Thanks @thorny_locust. We do have Feliway (which is for calming, not repelling, so I don’t know that it would help in this circumstance) in a couple of outlets, but our house is built to have continuous air circulation with the outdoor breezes flowing through - it has slatted windows at the base of all the outside walls, and even if we wanted to we couldn’t seal it up. So, Feliway flows away! (The open air design was an epic problem when I had a flea infestation, as I couldn’t fumigate the house. I’m still impressed that I summoned the energy needed to manually do enough flea control every day for months to completely eliminate them.)
The door is by a small nook that is completely filled by the kitchen table and chairs - there is no room for a litter box, even if I was willing to have one there. Ah well.
I think that the idea is that pissing in the wrong place may be caused by anxiety, so that calming the cat may remove the impulse to do so.
I sometimes forget what drastically different climates Dopers live in from each other!
Been a while, but great success. I woke up this morning with the very skittish cat 2 (SpotDot) sleeping on my bed, between my legs.
Her bolder brother does this all the time, and in typical cat behavior takes over the space, but this is the first time she has done this.
Her brother, Moonlight, is being an ass because he knows where the cat treats are, but he can’t reach the shelf they are on. So he is knocking stuff off the shelf he can reach, like a whiskey bottle.
Both cats are now inside/outdoor cats, though I prefer to keep them inside. The fact that I have young children occasionally around helps them escape, but they both know the way inside. Very stressful when I don’t see one for a while, and I have to choose to leave a door open at the risk of losing both. But they seem fine with the great outdoors, albeit more interested in the great cat feeder.
For some cats, I’m convinced this is intentional blackmail.
“Dis is a nice coffee cup youse got here. Be a shame if something waz to happen to it.”
But congrats on the relationship progress. Some of my sweetest cuddlebug kittehs started out very skittish and unsociable.
It’s certainly intentional communication; especially if the cat does it while the human’s watching.
Congratulations on cuddled-up cat on the bed! Patience is rewarded; and will get more such rewards in the future.
Excellent news on the sleeping with.
I knew my latest adoption had decided to trust me when Merc walked over my body instead of down around my legs to get to his preferred side to sleep with me.
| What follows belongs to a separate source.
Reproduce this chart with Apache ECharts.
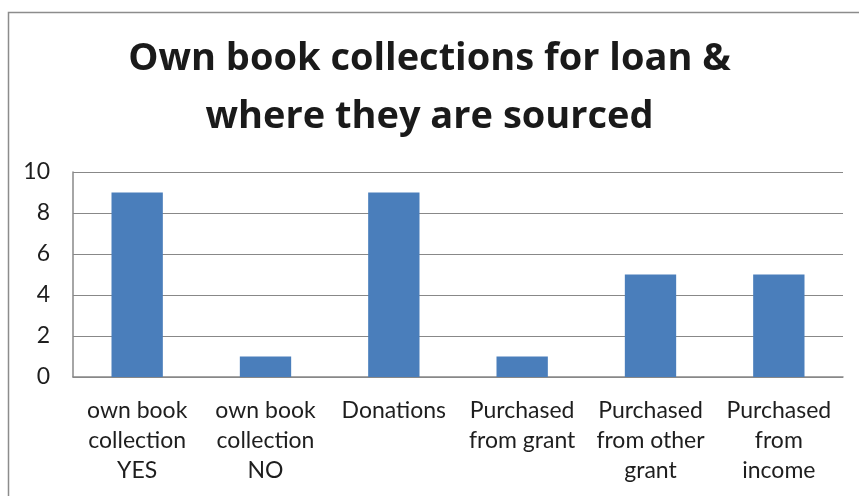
<!DOCTYPE html>
<html>
<head>
<meta charset="utf-8">
<script src="https://cdn.jsdelivr.net/npm/echarts@6/dist/echarts.min.js"></script>
<style>
  html, body { margin: 0; padding: 0; background: #fff; }
  #chart { width: 859px; height: 496px; }
</style>
</head>
<body>
<div id="chart"></div>
<script>
const categories = [
  'own book\ncollection\nYES',
  'own book\ncollection\nNO',
  'Donations',
  'Purchased\nfrom grant',
  'Purchased\nfrom other\ngrant',
  'Purchased\nfrom\nincome'
];
const counts = [9, 1, 9, 1, 5, 5];
const yTicks = { min: 0, max: 10, interval: 2 };
const titleText = 'Own book collections for loan &\nwhere they are sourced';

const chart = echarts.init(document.getElementById('chart'), null, { renderer: 'canvas' });
chart.setOption({
  animation: false,
  backgroundColor: '#ffffff',
  graphic: [{
    type: 'rect',
    shape: { x: 8.5, y: 12.5, width: 1000, height: 1000 },
    style: { fill: 'none', stroke: '#8c8c8c', lineWidth: 1.5 },
    z: -1
  }],
  title: {
    text: titleText,
    left: 'center',
    top: 25,
    textStyle: {
      fontFamily: 'Open Sans',
      fontWeight: 'bold',
      fontSize: 38,
      lineHeight: 58,
      color: '#1a1a1a'
    }
  },
  grid: { left: 73, right: 16, top: 172, bottom: 119, containLabel: false },
  xAxis: {
    type: 'category',
    data: categories,
    axisLine: { show: true, lineStyle: { color: '#888', width: 1.5 } },
    axisTick: { show: false },
    axisLabel: {
      interval: 0,
      margin: 19,
      fontFamily: 'Lato',
      fontSize: 23,
      lineHeight: 30,
      color: '#1e1e1e'
    }
  },
  yAxis: {
    type: 'value',
    min: yTicks.min,
    max: yTicks.max,
    interval: yTicks.interval,
    axisLine: { show: true, lineStyle: { color: '#888', width: 1.5 } },
    axisTick: { show: false },
    splitLine: { lineStyle: { color: '#888', width: 1.2 } },
    axisLabel: {
      margin: 23,
      fontFamily: 'Lato',
      fontSize: 23,
      color: '#1e1e1e'
    }
  },
  series: [{
    type: 'bar',
    data: counts,
    barWidth: '40%',
    itemStyle: { color: '#4a7ebb' }
  }]
});
</script>
</body>
</html>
Years ago, I took in a dog.
She had been briefly taken in by friends of mine who had discovered that she was about to be taken to a shelter; but who couldn’t keep her. They brought her over, we walked around some, we brought her into the presence of a cat; and then they left her here.
She spent most of her first three days here, every minute that she could, waiting right next to the door they’d left through. I don’t know whether she was waiting for them to come back, or waiting for her previous human; but she was obviously waiting to be taken back by somebody. She was willing to leave the door long enough to eat, or to be taken outside on a leash; but otherwise she was right by that door. She’d let me pat her, but she was waiting for Somebody Else. I didn’t at first absolutely trust her with the cats, so at night I shut her in a room by herself – and I had a terrible time getting her into and keeping her in that room, because it wasn’t the room with that door in it (the kitchen, with the door in it, has no door between it and the rest of the house to close off; and also has the cat pans in a far corner, so I wouldn’t have wanted to shut the cats out of it anyway.) As soon as I let her out in the morning, back by the door again.
Well into the afternoon of the third day, I was working in the office, and she was lying by the door. Then she stood up; walked into the office; and lay down again – next to me, in contact with my leg.
Loyalty transferred. I tried to be worthy of it.
We really don’t deserve dogs.
I have two. A Weimeraner cross German Short Haired pointer, and a random farm dog, mostlly black labrador cross German Short Haired Pointer.
The boy, the Weimeraner, does actually deserve a human to look after him. He was the runt of the litter, and I think he suffered oxygen starvation at birth. He’s not a clever dog. He needs help.
His adopted sister is wildly intelligent. She is one of those dogs you need to watch, even if she finished first in her puppy training course.
You get what you take. Huxley, the improbably misnamed male is as dull as a plank (I named him after Aldous) and Tallulah is quite bright. Not sure why we gave her that name, which seens like a stripper name - but she is super sharp. Cleverest dog I have ever known.
Sadly for me, they both live with my ex-wife.
Tallulah is a cat killer, so she can’t come to my house.